Exercise details> Print exactly the lines that run from the line containing "Convert this chart to Apache ECharts code." to the line containing "6000, 7000, 8000];", both included, and nothing else; pictures stay out.

#### Data shown ####

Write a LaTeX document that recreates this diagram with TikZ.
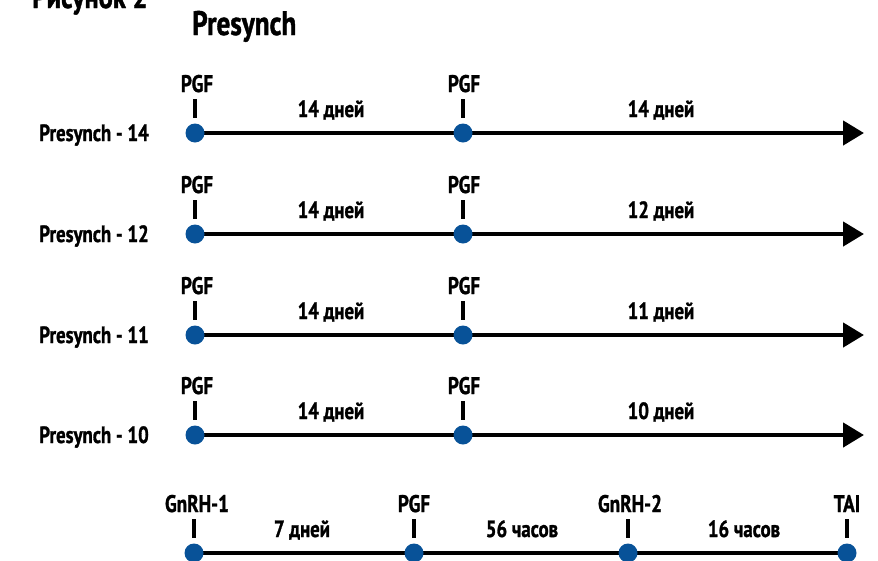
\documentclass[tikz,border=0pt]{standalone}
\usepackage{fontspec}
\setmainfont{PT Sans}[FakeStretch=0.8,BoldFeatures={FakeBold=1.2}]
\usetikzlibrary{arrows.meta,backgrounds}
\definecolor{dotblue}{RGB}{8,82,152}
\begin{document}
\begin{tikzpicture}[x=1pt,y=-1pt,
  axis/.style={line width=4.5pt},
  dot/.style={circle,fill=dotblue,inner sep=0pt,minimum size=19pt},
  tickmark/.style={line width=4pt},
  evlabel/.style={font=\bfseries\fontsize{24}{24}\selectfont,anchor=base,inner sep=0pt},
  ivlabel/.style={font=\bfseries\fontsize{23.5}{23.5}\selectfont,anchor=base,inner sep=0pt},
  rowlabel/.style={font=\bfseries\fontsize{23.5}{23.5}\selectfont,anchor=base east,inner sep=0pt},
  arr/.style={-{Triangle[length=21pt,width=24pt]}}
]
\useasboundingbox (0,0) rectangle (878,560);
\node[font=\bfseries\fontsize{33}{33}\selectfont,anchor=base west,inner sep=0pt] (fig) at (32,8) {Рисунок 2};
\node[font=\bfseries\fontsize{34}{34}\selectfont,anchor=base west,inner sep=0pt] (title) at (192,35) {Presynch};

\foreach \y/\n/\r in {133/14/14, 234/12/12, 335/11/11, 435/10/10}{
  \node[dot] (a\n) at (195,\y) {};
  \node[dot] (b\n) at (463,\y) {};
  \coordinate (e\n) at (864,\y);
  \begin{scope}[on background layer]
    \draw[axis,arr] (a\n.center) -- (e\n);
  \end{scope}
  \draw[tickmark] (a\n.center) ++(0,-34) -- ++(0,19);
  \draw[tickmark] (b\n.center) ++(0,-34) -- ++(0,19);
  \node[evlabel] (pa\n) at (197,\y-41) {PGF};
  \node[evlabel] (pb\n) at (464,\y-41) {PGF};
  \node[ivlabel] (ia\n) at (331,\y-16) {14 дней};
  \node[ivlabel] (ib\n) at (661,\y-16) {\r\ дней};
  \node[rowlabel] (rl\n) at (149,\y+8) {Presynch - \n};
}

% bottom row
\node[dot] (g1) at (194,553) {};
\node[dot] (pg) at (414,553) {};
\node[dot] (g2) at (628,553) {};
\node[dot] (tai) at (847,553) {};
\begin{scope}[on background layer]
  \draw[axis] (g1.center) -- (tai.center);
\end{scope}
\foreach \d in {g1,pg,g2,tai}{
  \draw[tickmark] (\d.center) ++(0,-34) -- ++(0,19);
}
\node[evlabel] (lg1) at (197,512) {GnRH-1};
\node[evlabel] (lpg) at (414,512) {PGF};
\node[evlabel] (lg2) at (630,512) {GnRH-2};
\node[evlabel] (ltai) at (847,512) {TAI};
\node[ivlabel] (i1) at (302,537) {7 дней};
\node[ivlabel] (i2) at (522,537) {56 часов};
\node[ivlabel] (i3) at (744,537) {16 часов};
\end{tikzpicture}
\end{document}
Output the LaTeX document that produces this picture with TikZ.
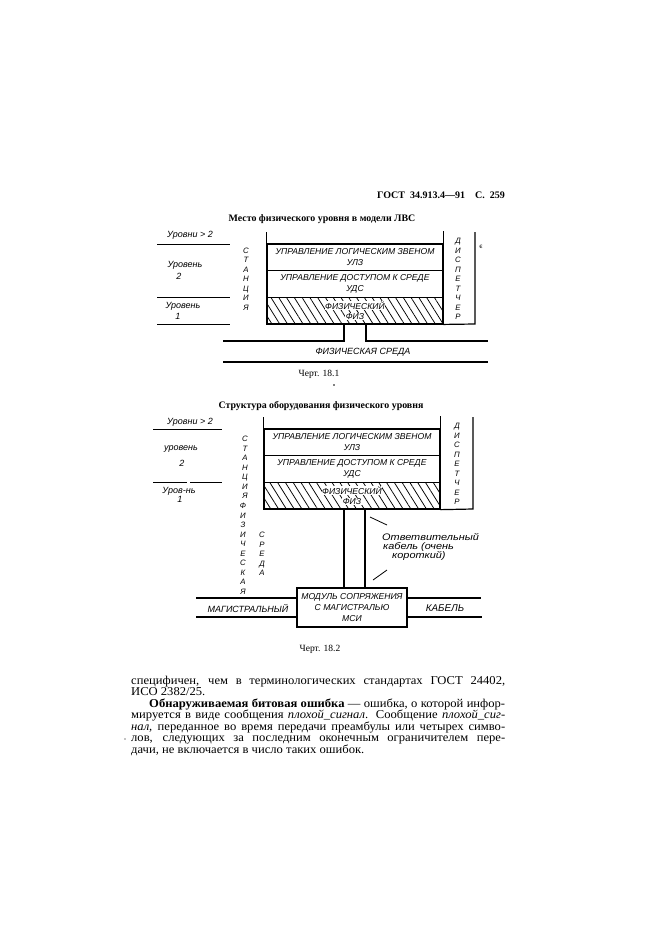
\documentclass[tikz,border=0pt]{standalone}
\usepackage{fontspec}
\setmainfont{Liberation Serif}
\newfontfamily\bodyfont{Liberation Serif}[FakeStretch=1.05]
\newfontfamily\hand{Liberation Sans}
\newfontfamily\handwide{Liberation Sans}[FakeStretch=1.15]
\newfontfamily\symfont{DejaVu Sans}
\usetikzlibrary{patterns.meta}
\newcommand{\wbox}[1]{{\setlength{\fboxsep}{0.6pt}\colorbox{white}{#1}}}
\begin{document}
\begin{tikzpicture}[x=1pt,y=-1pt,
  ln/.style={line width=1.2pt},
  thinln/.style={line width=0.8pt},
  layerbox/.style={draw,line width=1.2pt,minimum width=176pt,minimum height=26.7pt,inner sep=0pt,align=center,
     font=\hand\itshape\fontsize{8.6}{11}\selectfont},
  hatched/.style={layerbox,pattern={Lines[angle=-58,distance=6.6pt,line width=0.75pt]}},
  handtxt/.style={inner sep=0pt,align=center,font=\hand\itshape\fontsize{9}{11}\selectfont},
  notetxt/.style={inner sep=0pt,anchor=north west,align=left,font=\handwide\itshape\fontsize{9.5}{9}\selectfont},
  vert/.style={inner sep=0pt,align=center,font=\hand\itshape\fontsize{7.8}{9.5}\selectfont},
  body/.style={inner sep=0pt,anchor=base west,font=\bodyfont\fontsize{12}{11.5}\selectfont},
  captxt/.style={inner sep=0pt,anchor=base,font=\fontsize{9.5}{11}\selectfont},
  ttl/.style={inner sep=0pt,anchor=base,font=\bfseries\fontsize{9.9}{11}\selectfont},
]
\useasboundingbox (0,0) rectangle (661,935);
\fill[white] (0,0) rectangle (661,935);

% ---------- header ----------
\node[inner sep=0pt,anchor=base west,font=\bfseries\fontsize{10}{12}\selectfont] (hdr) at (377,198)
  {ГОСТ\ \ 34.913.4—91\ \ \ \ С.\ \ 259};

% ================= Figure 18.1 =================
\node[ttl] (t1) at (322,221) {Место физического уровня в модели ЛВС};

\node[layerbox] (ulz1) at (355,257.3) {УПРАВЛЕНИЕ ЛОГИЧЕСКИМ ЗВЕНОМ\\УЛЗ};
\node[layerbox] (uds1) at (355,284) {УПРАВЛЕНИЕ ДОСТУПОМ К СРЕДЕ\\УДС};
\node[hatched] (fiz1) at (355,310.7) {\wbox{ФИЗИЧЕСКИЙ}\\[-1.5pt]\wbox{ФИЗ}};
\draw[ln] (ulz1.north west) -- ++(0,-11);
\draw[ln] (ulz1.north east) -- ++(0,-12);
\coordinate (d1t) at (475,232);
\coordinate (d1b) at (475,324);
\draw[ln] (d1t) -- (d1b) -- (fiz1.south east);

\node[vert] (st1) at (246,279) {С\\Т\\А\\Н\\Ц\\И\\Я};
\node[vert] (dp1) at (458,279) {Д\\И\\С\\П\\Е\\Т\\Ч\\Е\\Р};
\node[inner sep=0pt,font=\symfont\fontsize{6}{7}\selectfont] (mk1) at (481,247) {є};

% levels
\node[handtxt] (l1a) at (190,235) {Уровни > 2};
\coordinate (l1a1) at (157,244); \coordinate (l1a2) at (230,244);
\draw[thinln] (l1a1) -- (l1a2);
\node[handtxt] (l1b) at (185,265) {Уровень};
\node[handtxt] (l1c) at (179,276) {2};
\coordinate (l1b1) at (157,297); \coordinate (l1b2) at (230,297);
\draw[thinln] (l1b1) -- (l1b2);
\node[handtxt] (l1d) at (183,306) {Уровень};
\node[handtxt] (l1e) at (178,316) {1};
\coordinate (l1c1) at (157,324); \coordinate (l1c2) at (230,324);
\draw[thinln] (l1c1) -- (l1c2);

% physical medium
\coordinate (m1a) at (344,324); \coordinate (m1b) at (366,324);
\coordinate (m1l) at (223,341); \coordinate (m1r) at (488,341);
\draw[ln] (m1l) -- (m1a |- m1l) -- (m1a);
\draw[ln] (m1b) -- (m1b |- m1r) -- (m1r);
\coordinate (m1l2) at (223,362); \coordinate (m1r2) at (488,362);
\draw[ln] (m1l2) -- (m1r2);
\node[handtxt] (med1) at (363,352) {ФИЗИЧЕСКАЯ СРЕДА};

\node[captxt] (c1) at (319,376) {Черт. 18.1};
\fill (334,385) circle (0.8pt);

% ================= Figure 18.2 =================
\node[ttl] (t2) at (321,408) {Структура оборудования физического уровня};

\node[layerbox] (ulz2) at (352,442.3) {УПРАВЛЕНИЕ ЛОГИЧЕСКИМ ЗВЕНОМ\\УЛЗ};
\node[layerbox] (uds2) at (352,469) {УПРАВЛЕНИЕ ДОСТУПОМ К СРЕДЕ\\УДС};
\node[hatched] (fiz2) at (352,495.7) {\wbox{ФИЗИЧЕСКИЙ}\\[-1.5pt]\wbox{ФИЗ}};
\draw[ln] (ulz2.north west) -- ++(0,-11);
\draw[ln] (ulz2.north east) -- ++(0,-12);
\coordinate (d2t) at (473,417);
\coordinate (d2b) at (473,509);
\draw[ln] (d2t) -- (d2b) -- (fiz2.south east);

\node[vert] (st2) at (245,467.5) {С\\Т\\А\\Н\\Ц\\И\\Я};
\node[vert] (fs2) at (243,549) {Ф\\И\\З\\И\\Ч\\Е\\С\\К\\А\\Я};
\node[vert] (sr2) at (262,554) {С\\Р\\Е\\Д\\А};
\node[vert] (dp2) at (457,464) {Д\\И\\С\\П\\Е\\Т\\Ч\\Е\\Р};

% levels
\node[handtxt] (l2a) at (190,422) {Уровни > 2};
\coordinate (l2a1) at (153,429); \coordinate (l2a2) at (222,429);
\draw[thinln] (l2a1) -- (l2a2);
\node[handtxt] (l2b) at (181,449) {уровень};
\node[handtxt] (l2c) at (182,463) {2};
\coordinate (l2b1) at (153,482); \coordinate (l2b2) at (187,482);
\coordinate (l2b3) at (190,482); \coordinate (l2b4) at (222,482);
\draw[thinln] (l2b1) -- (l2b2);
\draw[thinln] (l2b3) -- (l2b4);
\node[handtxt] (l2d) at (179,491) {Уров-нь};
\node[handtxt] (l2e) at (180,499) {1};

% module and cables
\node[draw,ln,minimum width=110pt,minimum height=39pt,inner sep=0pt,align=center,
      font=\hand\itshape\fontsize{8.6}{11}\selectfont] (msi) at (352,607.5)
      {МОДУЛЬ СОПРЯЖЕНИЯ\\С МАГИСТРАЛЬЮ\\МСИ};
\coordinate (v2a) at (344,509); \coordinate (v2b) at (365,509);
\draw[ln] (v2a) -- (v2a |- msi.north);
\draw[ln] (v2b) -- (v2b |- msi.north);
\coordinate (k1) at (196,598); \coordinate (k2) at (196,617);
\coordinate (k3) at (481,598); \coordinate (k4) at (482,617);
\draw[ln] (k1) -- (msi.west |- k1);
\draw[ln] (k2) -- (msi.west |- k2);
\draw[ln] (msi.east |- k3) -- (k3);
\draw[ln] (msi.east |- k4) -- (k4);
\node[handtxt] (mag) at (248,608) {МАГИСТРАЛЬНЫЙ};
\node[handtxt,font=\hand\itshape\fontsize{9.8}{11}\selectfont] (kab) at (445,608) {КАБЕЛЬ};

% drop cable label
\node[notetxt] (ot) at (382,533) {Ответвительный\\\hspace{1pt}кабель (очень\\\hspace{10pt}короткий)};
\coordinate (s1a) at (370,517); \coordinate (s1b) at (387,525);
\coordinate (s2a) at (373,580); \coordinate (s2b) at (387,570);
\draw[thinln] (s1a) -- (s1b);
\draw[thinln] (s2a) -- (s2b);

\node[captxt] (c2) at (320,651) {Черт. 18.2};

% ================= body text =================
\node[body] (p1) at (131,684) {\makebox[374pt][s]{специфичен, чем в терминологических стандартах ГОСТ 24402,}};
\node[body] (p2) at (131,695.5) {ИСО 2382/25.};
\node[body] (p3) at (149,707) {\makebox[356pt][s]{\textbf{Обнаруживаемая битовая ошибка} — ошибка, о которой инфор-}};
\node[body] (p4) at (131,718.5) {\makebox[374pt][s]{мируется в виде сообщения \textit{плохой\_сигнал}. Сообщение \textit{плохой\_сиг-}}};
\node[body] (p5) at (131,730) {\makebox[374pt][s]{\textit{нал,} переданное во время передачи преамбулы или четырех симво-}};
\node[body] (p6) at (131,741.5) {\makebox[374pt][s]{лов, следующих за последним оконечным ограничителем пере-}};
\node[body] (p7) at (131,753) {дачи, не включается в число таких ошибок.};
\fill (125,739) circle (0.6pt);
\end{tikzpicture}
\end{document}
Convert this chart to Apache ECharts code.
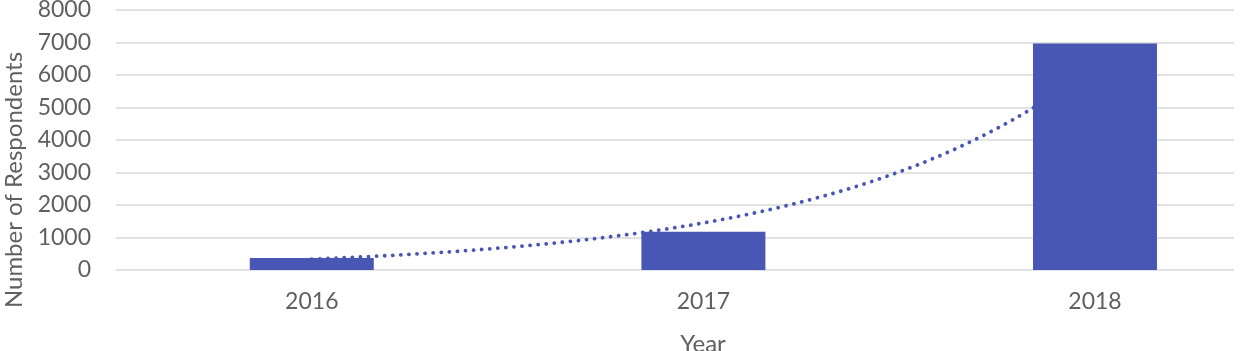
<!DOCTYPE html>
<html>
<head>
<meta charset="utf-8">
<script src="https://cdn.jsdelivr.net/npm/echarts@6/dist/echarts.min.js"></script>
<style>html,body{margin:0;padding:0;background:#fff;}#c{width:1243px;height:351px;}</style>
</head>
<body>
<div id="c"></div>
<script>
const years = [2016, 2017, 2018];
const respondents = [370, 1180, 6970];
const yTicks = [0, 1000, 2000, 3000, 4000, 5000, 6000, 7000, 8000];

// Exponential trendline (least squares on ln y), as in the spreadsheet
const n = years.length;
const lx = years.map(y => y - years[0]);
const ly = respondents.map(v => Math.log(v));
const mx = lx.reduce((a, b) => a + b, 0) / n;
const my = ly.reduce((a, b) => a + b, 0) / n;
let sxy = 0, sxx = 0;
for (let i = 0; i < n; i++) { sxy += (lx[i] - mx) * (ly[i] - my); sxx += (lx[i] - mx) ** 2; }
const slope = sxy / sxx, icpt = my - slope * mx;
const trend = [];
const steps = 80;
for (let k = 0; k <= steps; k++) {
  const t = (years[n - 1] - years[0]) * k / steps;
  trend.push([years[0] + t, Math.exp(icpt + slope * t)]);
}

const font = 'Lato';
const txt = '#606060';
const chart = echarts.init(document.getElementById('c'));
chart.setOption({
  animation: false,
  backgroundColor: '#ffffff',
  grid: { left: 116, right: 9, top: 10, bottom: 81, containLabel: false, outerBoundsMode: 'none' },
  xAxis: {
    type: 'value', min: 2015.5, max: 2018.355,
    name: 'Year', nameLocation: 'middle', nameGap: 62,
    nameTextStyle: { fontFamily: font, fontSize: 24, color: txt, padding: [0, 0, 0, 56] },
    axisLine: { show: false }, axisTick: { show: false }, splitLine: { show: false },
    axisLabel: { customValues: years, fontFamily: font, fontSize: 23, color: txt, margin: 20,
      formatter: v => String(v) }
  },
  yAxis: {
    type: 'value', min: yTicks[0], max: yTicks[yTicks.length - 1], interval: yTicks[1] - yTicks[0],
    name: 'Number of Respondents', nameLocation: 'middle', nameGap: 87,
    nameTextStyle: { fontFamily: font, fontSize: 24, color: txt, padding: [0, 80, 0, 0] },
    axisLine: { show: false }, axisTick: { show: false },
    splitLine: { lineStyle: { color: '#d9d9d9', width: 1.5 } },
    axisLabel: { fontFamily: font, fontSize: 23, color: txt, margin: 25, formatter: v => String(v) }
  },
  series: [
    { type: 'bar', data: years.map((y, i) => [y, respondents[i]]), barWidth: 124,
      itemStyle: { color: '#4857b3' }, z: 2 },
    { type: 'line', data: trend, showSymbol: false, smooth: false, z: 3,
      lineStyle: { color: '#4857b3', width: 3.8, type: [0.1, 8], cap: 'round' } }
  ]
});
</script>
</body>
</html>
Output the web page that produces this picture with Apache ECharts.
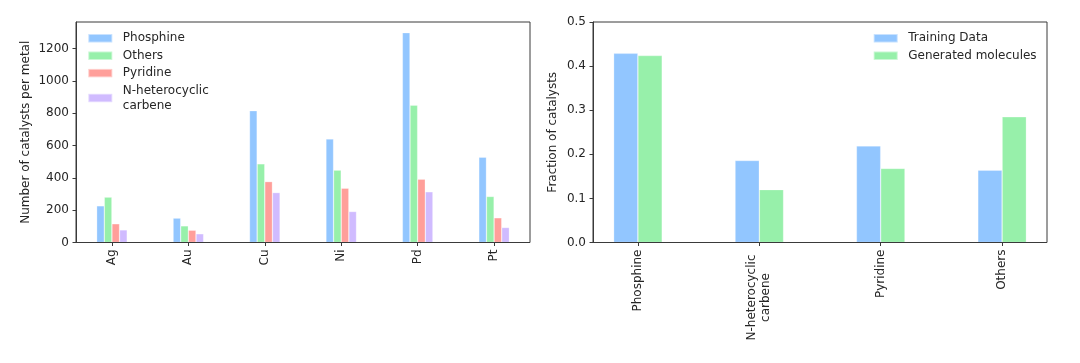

####

Solution to this problem>
Convert this chart to Apache ECharts code.
<!DOCTYPE html>
<html>
<head>
<meta charset="utf-8">
<script src="https://cdn.jsdelivr.net/npm/echarts@6/dist/echarts.min.js"></script>
<style>html,body{margin:0;padding:0;background:#fff;}#c{width:1243px;height:351px;}</style>
</head>
<body>
<div id="c"></div>
<script>
const years = [2016, 2017, 2018];
const respondents = [370, 1180, 6970];
const yTicks = [0, 1000, 2000, 3000, 4000, 5000, 6000, 7000, 8000];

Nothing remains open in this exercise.